Q8: Valuation of Joint Realty – (i) for IHT purposes, a discount of 10% is generally allowed on real property, jointly owned 50/50. However, for CGT purposes, the DV will generally give a discount of 15%. Whilst it is accepted that the tax regimes have differing rules, the valuation principles for IHT and CGT are the same. It is not clear, therefore, why the discount varies between the taxes. We suggest that the discount rates should be the same, preferably 15%. What discount would HMRC look to be applied for other ownership divisions, e.g. if there are 3, 4, or 5 equal owners, or if held in the ration 1:2 or 1:4?
A8(i): The amount of the discount is a matter for the DV. HMRC understands that a 15% discount will apply where a main residence is jointly owned (although for CGT purposes PPR is likely to be in point) and a 10% discount for other property.
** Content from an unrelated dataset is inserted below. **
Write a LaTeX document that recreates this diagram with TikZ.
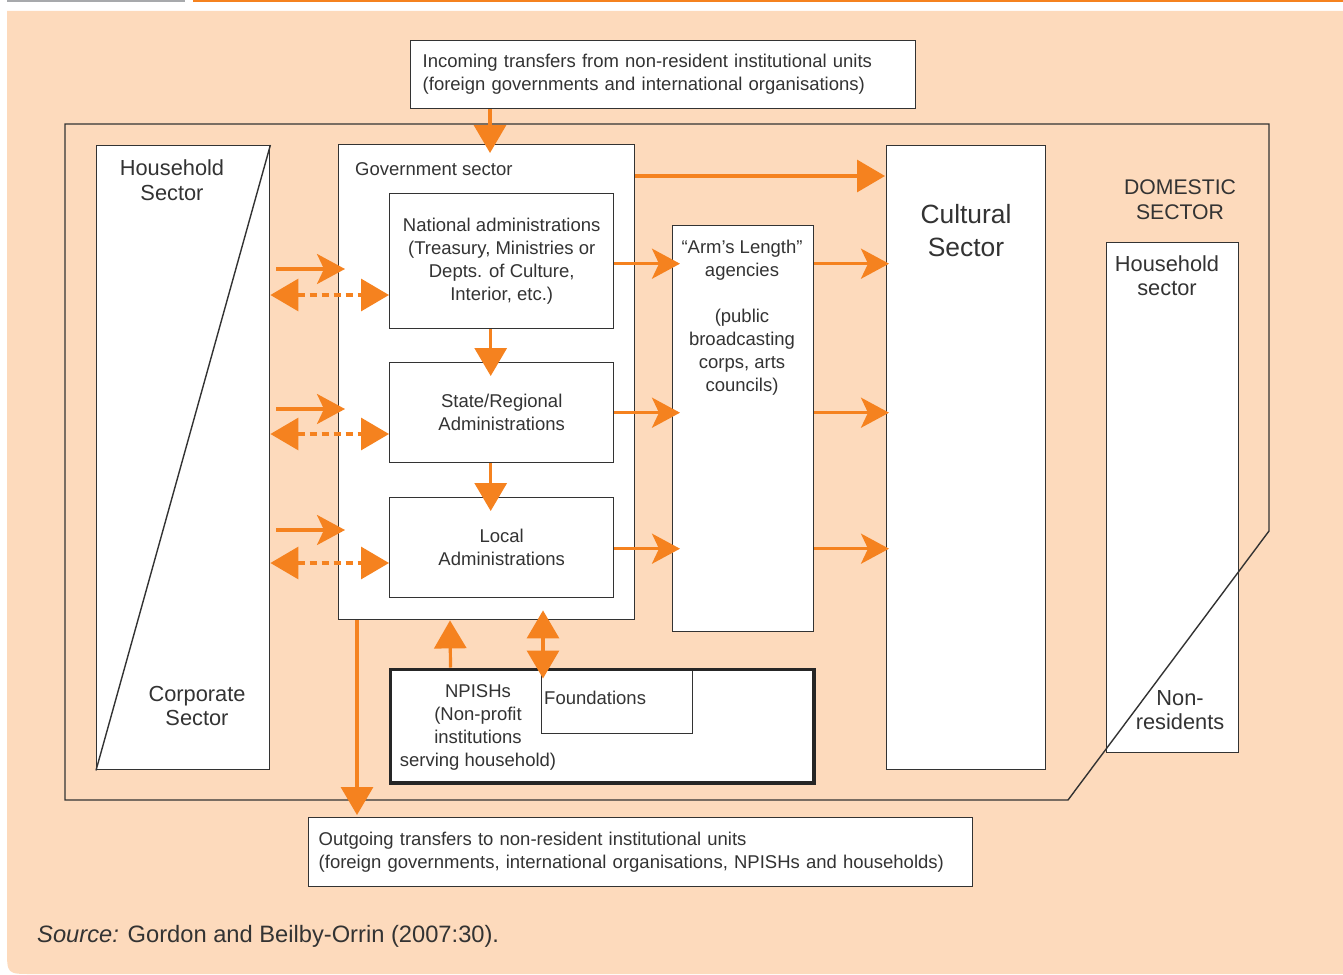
\documentclass[tikz,border=0pt]{standalone}
\usepackage{fontspec}
\setmainfont{Liberation Sans}
\usetikzlibrary{arrows.meta,calc}
\definecolor{peach}{HTML}{FDDABC}
\definecolor{orng}{HTML}{F5821F}
\definecolor{ink}{HTML}{333333}
\definecolor{gryline}{HTML}{A7A9AC}
\begin{document}
\begin{tikzpicture}[x=1pt,y=-1pt,
  box/.style={draw=ink,line width=1.4pt,fill=white,inner sep=0pt,anchor=north west,
    font=\fontsize{18.5}{23}\selectfont,text=ink,align=center},
  txt/.style={font=\fontsize{18.5}{23}\selectfont,text=ink,inner sep=0pt,align=center},
  big/.style={font=\fontsize{21.8}{24.5}\selectfont,text=ink,inner sep=0pt,align=center},
  oline/.style={draw=orng,line width=3.2pt},
  tri/.style={oline,-{Triangle[length=28pt,width=32pt]}},
  dtri/.style={oline,{Triangle[length=28pt,width=32pt]}-{Triangle[length=28pt,width=32pt]}},
  stl/.style={oline,-{Stealth[length=28pt,width=30pt,inset=7pt]}},
  dsh/.style={dtri,dash pattern=on 7pt off 5pt},
]
\useasboundingbox (0,0) rectangle (1343,974);
% background
\fill[peach] (7,11) -- (1343,11) -- (1343,974) -- (32,974) .. controls (7,974) .. (7,949) -- cycle;
\draw[gryline,line width=2pt] (7,1) -- (185,1);
\draw[orng,line width=2pt] (193,1) -- (1343,1);

% level coordinates
\coordinate (lv1) at (0,269);
\coordinate (lv2) at (0,295);
\coordinate (lv3) at (0,409);
\coordinate (lv4) at (0,434);
\coordinate (lv5) at (0,530);
\coordinate (lv6) at (0,563);

% boxes
\node[box,minimum width=505pt,minimum height=68pt,text width=481pt,align=left,inner xsep=12pt] (inc) at (410,40)
  {Incoming transfers from non-resident institutional units\\(foreign governments and international organisations)};
\node[box,minimum width=664pt,minimum height=69pt,text width=644pt,align=left,inner xsep=10pt] (out) at (308,817)
  {Outgoing transfers to non-resident institutional units\\(foreign governments, international organisations, NPISHs and households)};

\node[box,minimum width=173pt,minimum height=624pt] (hh) at (96,145) {};
\draw[ink,line width=1.4pt] (hh.north east) -- (hh.south west);
\node[big] (hhl) at (172,180) {Household\\Sector};
\node[big] (cpl) at (197,706) {Corporate\\Sector};

\node[box,minimum width=296pt,minimum height=475pt] (gov) at (338,144) {};
\node[txt,anchor=west] (govl) at (355,169) {Government sector};
\node[box,minimum width=224pt,minimum height=135pt] (nat) at (389,193)
  {National administrations\\(Treasury, Ministries or\\Depts. of Culture,\\Interior, etc.)};
\node[box,minimum width=224pt,minimum height=100pt] (state) at (389,362)
  {State/Regional\\Administrations};
\node[box,minimum width=224pt,minimum height=100pt] (local) at (389,497)
  {Local\\Administrations};

\node[box,minimum width=141pt,minimum height=406pt] (arm) at (672,225) {};
\node[txt,anchor=north] (arml) at (742,240)
  {“Arm’s Length”\\agencies\\[23pt](public\\broadcasting\\corps, arts\\councils)};

\node[box,minimum width=159pt,minimum height=624pt] (cult) at (886,145) {};
\node[font=\fontsize{26.4}{33}\selectfont,text=ink,inner sep=0pt,align=center] (cultl) at (966,230.5) {Cultural\\Sector};

\node[font=\fontsize{21.2}{25}\selectfont,text=ink,inner sep=0pt,align=center] (doml) at (1180,199.5) {DOMESTIC\\SECTOR};

\node[box,minimum width=132pt,minimum height=510pt] (rhh) at (1106,242) {};
\node[big] (rhhl) at (1167,275.5) {Household\\sector};
\node[big] (nrl) at (1180,710) {Non-\\residents};

\node[box,minimum width=422pt,minimum height=112pt] (npi) at (390.5,669.5) {};
\node[box,minimum width=151pt,minimum height=63.5pt] (fnd) at (541,669.5) {};
\draw[black!85,line width=3.5pt] (npi.north west) rectangle (npi.south east);
\node[txt,anchor=west] (fndl) at (544,698) {Foundations};
\node[txt] (npil) at (478,727.5) {NPISHs\\(Non-profit\\institutions\\serving household)};

% domestic sector outline
\draw[ink,line width=1.4pt] (65,124) -- (1269,124) -- (1269,531) -- (1068,800) -- (65,800) -- cycle;

% arrows
\draw[tri] ($(inc.south west)+(80,0)$) -- ($(gov.north west)+(152,9)$);
\draw[tri] ($(gov.north east)+(0,32)$) -- ($(cult.north west)+(-1,31)$);

\draw[stl] ($(nat.east)+(0,2.5)$) -- ($(nat.east -| arm.west)+(8,2.5)$);
\draw[stl] (state.east) -- ($(state.east -| arm.west)+(8,0)$);
\draw[stl] ($(local.east)+(0,1)$) -- ($(local.east -| arm.west)+(8,1)$);
\draw[stl] ($(arm.east |- nat.east)+(0,2.5)$) -- ($(cult.west |- nat.east)+(3,2.5)$);
\draw[stl] (arm.east |- state.east) -- ($(cult.west |- state.east)+(3,0)$);
\draw[stl] ($(arm.east |- local.east)+(0,1)$) -- ($(cult.west |- local.east)+(3,1)$);

\draw[tri] ($(nat.south)+(-11,0)$) -- ($(state.north)+(-11,14)$);
\draw[tri] ($(state.south)+(-11,0)$) -- ($(local.north)+(-11,14)$);

\draw[stl] ($(hh.east |- lv1)+(6,0)$) -- ($(gov.west |- lv1)+(7,0)$);
\draw[dsh] (hh.east |- lv2) -- (nat.west |- lv2);
\draw[stl] ($(hh.east |- lv3)+(6,0)$) -- ($(gov.west |- lv3)+(7,0)$);
\draw[dsh] (hh.east |- lv4) -- (state.west |- lv4);
\draw[stl] ($(hh.east |- lv5)+(6,0)$) -- ($(gov.west |- lv5)+(7,0)$);
\draw[dsh] (hh.east |- lv6) -- (local.west |- lv6);

\draw[tri] ($(npi.north west)+(60,-2)$) -- ($(gov.south west)+(112,0)$);
\draw[dtri] ($(gov.south -| fnd.west)+(2,-10)$) -- ($(fnd.north west)+(2,9)$);
\draw[tri] ($(gov.south west)+(19,0)$) -- ($(out.north west)+(49,-2)$);

\node[font=\fontsize{23.7}{28}\selectfont,text=ink,anchor=west,inner sep=0pt] (src) at (37,936)
  {\textit{Source:} Gordon and Beilby-Orrin (2007:30).};
\end{tikzpicture}
\end{document}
HMRC will remind staff that any discount for jointly owned property is a matter for the DV to decide. It is not possible to fix discount levels as it depends on the facts of each case.
Q8(ii): There continues to be a disconnect between the provisions of s.161 IHTA and the CGT position where no IHT is payable. Whilst the deceased’s interest is disclosed as a mathematical half share of the entire property value, when sold, CGT is assessed on the basis of the acquisition value of the deceased’s share being discounted (generally by 15%). This may give rise to a substantial CGT liability in the estate. We suggest the tax system might be aligned to prevent such a tax liability arising
A8(ii): IHT and CGT are different taxes. HMRC will refer the point to those responsible for IHT policy.
Q9: Joint Property Passing on Death - there is anecdotal evidence that assets that have been transferred into joint names are being acquired in full by the surviving co-owner(s) following the death of one party without such assets being disclosed for IHT. We understand that assets will often be placed in joint ownership for completely legitimate purposes, and it is only around the time of the death that “other advantages” of joint property are identified by the surviving co-owner(s). Whilst asset holders are aware of their duties under the Proceeds of Crime Act 2002, unless there are reasonable grounds for suspicion (which cannot merely be fanciful), the asset holders do not provide any details of joint property passing on the death of any of the co-owners. There is no requirement for the asset holder to require evidence that the assets has been disclosed to HMRC and any IHT paid. Whilst we do not suggest that asset holders should be required to police the disclosure of joint assets to HMRC, HMRC might consider if there are any actions that it should consider so as to protect the revenue stream that might be lost through the abuse of joint ownership?
A9: HMRC are able to verify the information provided in IHT accounts and returns against various information sources within HMRC. This can and does identify cases of the type referred to.
Q10: Outstanding from 2007 Meeting –
Are you able to provide an update on the following issues, please
37 Where the former matrimonial home was held by the deceased and spouse/civil partner as tenants in common, and the deceased’s half share is placed in a nil rate band discretionary trust, would HMRC please confirm that if the survivor remains in sole occupation of the property they will not be deemed to have an IPDI unless the LPR/trustee actively grants them exclusive rights of occupation, as opposed to allowing the pre-existing occupancy to continue.
Answer from previous meeting:
HMRC acknowledges that this is a difficult area and believes that a case may be heard by the Special Commissioners shortly
A10: Position has not changed. Case did not progress to Tribunal stage so this topic has not been tested.